There are a few bits of whimsy from “Honeybee” to “Mind to Think” to “Don’t Judge a Lie.”
“More than One,” he adds, is the “the kind of advice I would give myself if I were the type of person who would listen to advice.”
He changed things up a bit on this one, taking his time, recording over a year. “I’d do a song, then listen, and see how it held up over time, to see if the song itself was finished and also if the performance did it justice,” he says.
He didn’t want pressure on the process. He didn’t want to complete a song in a day or two. “I’ve done that. That works sometimes,” he says. “But in this case I wanted to see how the songs would feel after I got away from the initial writing and performance.”

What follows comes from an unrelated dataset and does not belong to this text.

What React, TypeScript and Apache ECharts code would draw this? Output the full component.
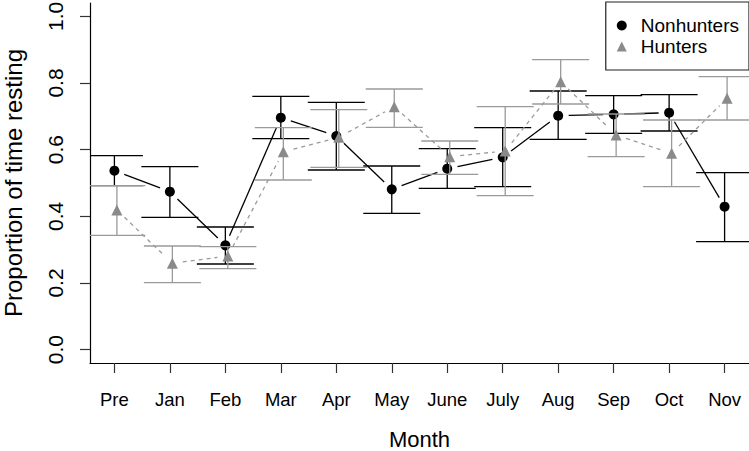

Gorka grew up in New Jersey (“I’m from New Jersey; I don’t expect too much. If the world ended today, I would adjust.”). He spent 20 years in Pennsylvania, including college at Moravian. Now, he’s spent 20 years in Minnesota.
“My wife is from Minnesota and she thought this record reflected living here more than any other project I’ve done,” he adds. “There seemed to be sort of a winter theme, references to winter in a number of the songs that held things together. I was using winter not just in the literal sense, but also as a metaphor, as an older folk singer.”
He’s worked with Mary Chapin Carpenter, Nanci Griffith, John Jennings, Ani DiFranco, and Eliza Gilkyson. Working with Gilkyson recently at a song school got him back into songwriting mode.
“I generally don’t start another project until I forget how much work the last one was,” he says. “Then I can think about it.”
But a song school in June got him back into the process. “It made me try to put into words what I do without really thinking about it, trying to describe to others the things that have worked for me and the things that might help them,” he says. “That was a nice spark, just to be around people working on songs, to be in the middle of the process.”
His songs, he says replying to a prompt, change in meaning over time. “It seems like even if I sing the lyrics exactly the same way the world changes it and it means something different. A line jumps out at you that you didn’t see before.”
He’s been doing “Where the Bottles Break” from his 1991 album, “Jack’s Crows,” for a long time. “Recently with the election process going on, suddenly Donald WhatHisName, that’s what I call him in the song, because I figure what’s the best way to disrespect him is not to mention his name. He singlehandedly kept that song alive.”
Buy low, sell high
You get rich and you still die
Money talks, people jump
Ask how high low life Donald what’s his name
And who cares?
I don’t wanna know what his girlfriend doesn’t wear
Its a shame that the people at work
Wanna hear about this kind of jerk
There are certain songs he still plays, songs like “I Saw a Stranger With Your Hair,” that change in meaning because of the audience.
“One of the ways it’s kept alive is people come up to me and tell me how much the song has meant to them,” he adds. “I remember a woman came up to me in Salt Lake City, Utah, and said that song reminded me of her son, who had died. When people tell me what the song meant to them or how they took it, it makes the song bigger for me. It makes it easier to sing night after night. It’s not just mine now. It’s kind of a shared thing.”
Performing live has never been Gorka’s favorite thing, but he’s tamed the demon and made it part of the act. “I was always drawn to it, but never all that comfortable doing it,” he says of performing. “It seems like I’ve come to terms with my own discomfort. Not to try to hide it, but put that in the story. It’s inevitable. They’re going to figure it out anyway, so I just try to be up front about it. “
Growing up in New Jersey, he listened the The Beatles and Elvis, then got into Flatt and Scruggs and Bill Monroe, anything with a banjo. He moved on to James Taylor, Janis Ian then “later any singer/songwriter with a J in the name.” Joni Mitchel. Judy Collins. Joan Baez. Jackson Browne. John Prine.
Lately, he’s been listening to an old Band album, “Jericho,” as well as The Staple Singers and the posthumous Pops Staples solo album.
At Godfrey Daniels, Canadian folksinger Stan Rogers was a favorite. Gorka was the MC one night when he played. “He never know I played music,” Gorka says. “I was just kind of a guy hanging out, bugging him, asking him questions and asking for songs. “
Gorka went on to embrace the songs of Utah Phillips, Claudia Schmidt, Eric Andersen, and Tim Hardin, members of the folk canon.
What songs define him? He has a hard time restricting the list for three.
In the order, he listed them, they are: “I’m from New Jersey,” “I Saw a Stranger with Your Hair,” “The Gypsy Life,” and maybe “Semper Fi,” about his dad. He’d have to do something from the new record, too, of course.
“It’s hard to keep it to four,” he says. “Maybe I would talk less.”